Sunday 25 August 2019

My Cultural Lowlights: BON IVER


Years ago, somewhere in England, a good friend of mine advised me to use the word 'hate' more sparingly. Do not use it too often, he told me as we were sitting in his Gateshead kitchen drinking Yorkshire tea. Apply it with care. It's a very strong word, he explained to the Russian-speaking teenager who was at the time 'hating' just about everything. As a teenager would. My opinions on music were particularly vicious: 'Nirvana can't write melodies', 'Radiohead are bloodless', 'U2 are unbearable' and 'Queen are the worst band of all time'. And these were just some of the bands that I 'hated'. 

Now of course things have changed, and my views have evolved (or devolved, depending on your point of view). I try to use the word 'hate' sparingly (there is a lot to be said for late-night advice given to impressionable 15-year-old teenagers), and I can safely claim that Nirvana could write melodies and Jazz is a very good album indeed. Still, I subscribe to Christopher Hitchens's idea that the feeling of hate can be a force for good, and a perfect reason to get out of bed in the morning. But enough of that, let's talk about Bon Iver.

Because I hate Bon Iver. With passion. One glance at the tracklist of Justin Vernon's latest albums makes me want to strangle every fucker who was involved in the 'creative' process. One snippet of Bon Iver's 'music' (I use the term loosely - Bon Iver's music is pretentious faffing around that is supposed to distract you from the fact that the guy can't write a tune to save his life) makes me question the sanity of those who say they like this kind of stuff. And the voice? That goddamn falsetto which seems to bring every hipster and paid critic to the verge of orgasm? No, I do, truly and sincerely, hate Bon Iver. There is just no vocabulary esoteric enough to express this idea any better than that.
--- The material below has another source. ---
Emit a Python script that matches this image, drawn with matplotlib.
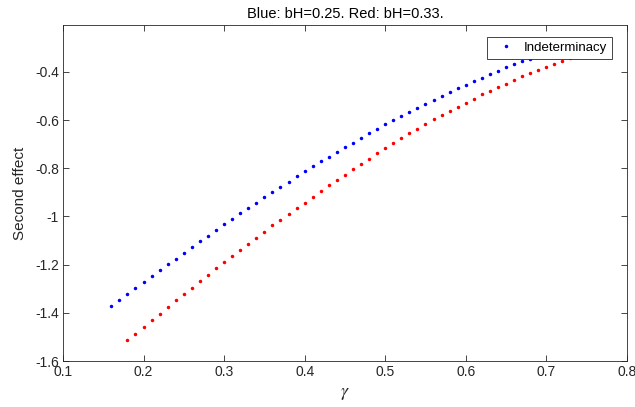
import matplotlib
matplotlib.use("Agg")
import matplotlib.pyplot as plt

plt.rcParams["font.family"] = ["Liberation Sans", "DejaVu Sans"]
plt.rcParams["mathtext.fontset"] = "stix"

# gamma grid and second effect values
gamma_blue = [0.16, 0.17, 0.18, 0.19, 0.20, 0.21, 0.22, 0.23, 0.24, 0.25,
              0.26, 0.27, 0.28, 0.29, 0.30, 0.31, 0.32, 0.33, 0.34, 0.35,
              0.36, 0.37, 0.38, 0.39, 0.40, 0.41, 0.42, 0.43, 0.44, 0.45,
              0.46, 0.47, 0.48, 0.49, 0.50, 0.51, 0.52, 0.53, 0.54, 0.55,
              0.56, 0.57, 0.58, 0.59, 0.60, 0.61, 0.62, 0.63, 0.64, 0.65,
              0.66, 0.67, 0.68]
effect_blue = [-1.372, -1.347, -1.322, -1.297, -1.272, -1.249, -1.224, -1.199,
               -1.176, -1.151, -1.127, -1.102, -1.079, -1.056, -1.033, -1.011,
               -0.987, -0.965, -0.943, -0.921, -0.899, -0.877, -0.856, -0.834,
               -0.813, -0.792, -0.771, -0.752, -0.733, -0.713, -0.693, -0.673,
               -0.654, -0.636, -0.617, -0.599, -0.581, -0.566, -0.549, -0.533,
               -0.516, -0.499, -0.484, -0.468, -0.453, -0.437, -0.423, -0.409,
               -0.395, -0.381, -0.369, -0.356, -0.346]

gamma_red = [0.18, 0.19, 0.20, 0.21, 0.22, 0.23, 0.24, 0.25, 0.26, 0.27,
             0.28, 0.29, 0.30, 0.31, 0.32, 0.33, 0.34, 0.35, 0.36, 0.37,
             0.38, 0.39, 0.40, 0.41, 0.42, 0.43, 0.44, 0.45, 0.46, 0.47,
             0.48, 0.49, 0.50, 0.51, 0.52, 0.53, 0.54, 0.55, 0.56, 0.57,
             0.58, 0.59, 0.60, 0.61, 0.62, 0.63, 0.64, 0.65, 0.66, 0.67,
             0.68, 0.69, 0.70, 0.71, 0.72, 0.73]
effect_red = [-1.514, -1.487, -1.459, -1.431, -1.404, -1.376, -1.348, -1.322,
              -1.296, -1.269, -1.243, -1.215, -1.191, -1.164, -1.138, -1.113,
              -1.088, -1.063, -1.037, -1.014, -0.989, -0.965, -0.942, -0.918,
              -0.895, -0.871, -0.849, -0.827, -0.803, -0.781, -0.761, -0.738,
              -0.717, -0.697, -0.676, -0.655, -0.636, -0.617, -0.597, -0.579,
              -0.564, -0.546, -0.529, -0.512, -0.493, -0.478, -0.463, -0.448,
              -0.432, -0.418, -0.405, -0.391, -0.380, -0.368, -0.355, -0.344]

x_ticks = [0.1, 0.2, 0.3, 0.4, 0.5, 0.6, 0.7, 0.8]
x_labels = ["0.1", "0.2", "0.3", "0.4", "0.5", "0.6", "0.7", "0.8"]
y_ticks = [-1.6, -1.4, -1.2, -1.0, -0.8, -0.6, -0.4]
y_labels = ["-1.6", "-1.4", "-1.2", "-1", "-0.8", "-0.6", "-0.4"]

axis_col = (0.15, 0.15, 0.15)

fig = plt.figure(figsize=(6.35, 4.07), dpi=100)
ax = fig.add_axes([0.0992, 0.113, 0.888, 0.8256])

ax.plot(gamma_blue, effect_blue, ".", color="blue", ms=3, label="Indeterminacy")
ax.plot(gamma_red, effect_red, ".", color="red", ms=3)

ax.set_xlim(0.1, 0.8)
ax.set_ylim(-1.6, -0.205)
ax.set_xticks(x_ticks)
ax.set_xticklabels(x_labels)
ax.set_yticks(y_ticks)
ax.set_yticklabels(y_labels)
ax.tick_params(direction="in", top=True, right=True, length=4, width=0.6,
               colors=axis_col, labelsize=10, pad=3)
for s in ax.spines.values():
    s.set_color(axis_col)
    s.set_linewidth(0.6)

ax.set_title("Blue: bH=0.25. Red: bH=0.33.", fontsize=10.5, color="black", pad=5)
ax.set_ylabel("Second effect", fontsize=11, color=axis_col, labelpad=6)
ax.set_xlabel(r"$\gamma$", fontsize=13, color=axis_col, labelpad=4)

leg = ax.legend(loc="upper right", bbox_to_anchor=(0.973, 0.964), borderaxespad=0,
                fontsize=9.5, fancybox=False, framealpha=1, edgecolor=(0.15, 0.15, 0.15),
                handlelength=2.1, handletextpad=0.3, borderpad=0.35, markerscale=1.0,
                numpoints=1)
leg.get_frame().set_linewidth(0.6)

fig.savefig("out.png", dpi=100)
For instance, look at the tracklist from Bon Iver's 2016 album 22, a Million and tell me what you think.

1. "22 (OVER S∞∞N)"
2. "10 d E A T h b R E a s T ⚄ ⚄"
3. "715 - CR∑∑KS"
4. "33 "GOD""
5. "29 #Strafford APTS"
6. "666 ʇ"
7. "21 M◊◊N WATER"
8. "8 (circle)"
9. "____45_____"
10. "00000 Million" 

You have to be a human being totally devoid of self-irony to come up with this, and you have to be a truly humourless human being to be taken in by this bullshit. 

But so many people are taken in by this bullshit, to the extent that you could think there is a global conspiracy involved. Because while I can believe that some people might be stoned/heartbroken enough to appreciate the whiny folk that Bon Iver's debut was made of (plus, there was an intriguing story to go with the music: a lonesome guy with an acoustic guitar, somewhere in a cabin in the woods of Wisconsin), there is just no way you can view his subsequent albums as serious artistic statements. Chopped-up, autotuned, pretentious and ultimately empty posturing by a guy who can't sustain a decent melody over the course of two fucking minutes. And when he does manage that, on a very rare occasion, the melody is as bland as Justin's normal speaking voice.
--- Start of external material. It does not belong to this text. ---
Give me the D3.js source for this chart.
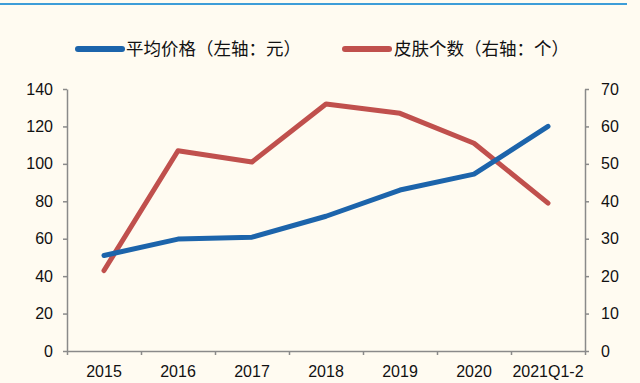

The odd part is that back when Vernon's first LP, For Emma, Forever Ago, came out, I was actively supporting it. But then emotionally I was going through a very difficult time in those days, and a cabin in the north-central US did sound positively cathartic. Once I got better, however, For Emma revealed itself to be just plain dull. Which brings me to this final thought: I hope that all these hapless people (critics included) are simply too gullible to see through the primitive tricks. They are just going through hard times, these hapless people, and in a few months they will get over it and finally realise that Bon Iver's music has no substance whatsoever. That they were taken in by this bearded charlatan who was fucking with them all along. And everyone will open their eyes and ears and just laugh out loud and think this guy does not even deserve anyone's hate. 

But until that day comes... I hate Bon Iver.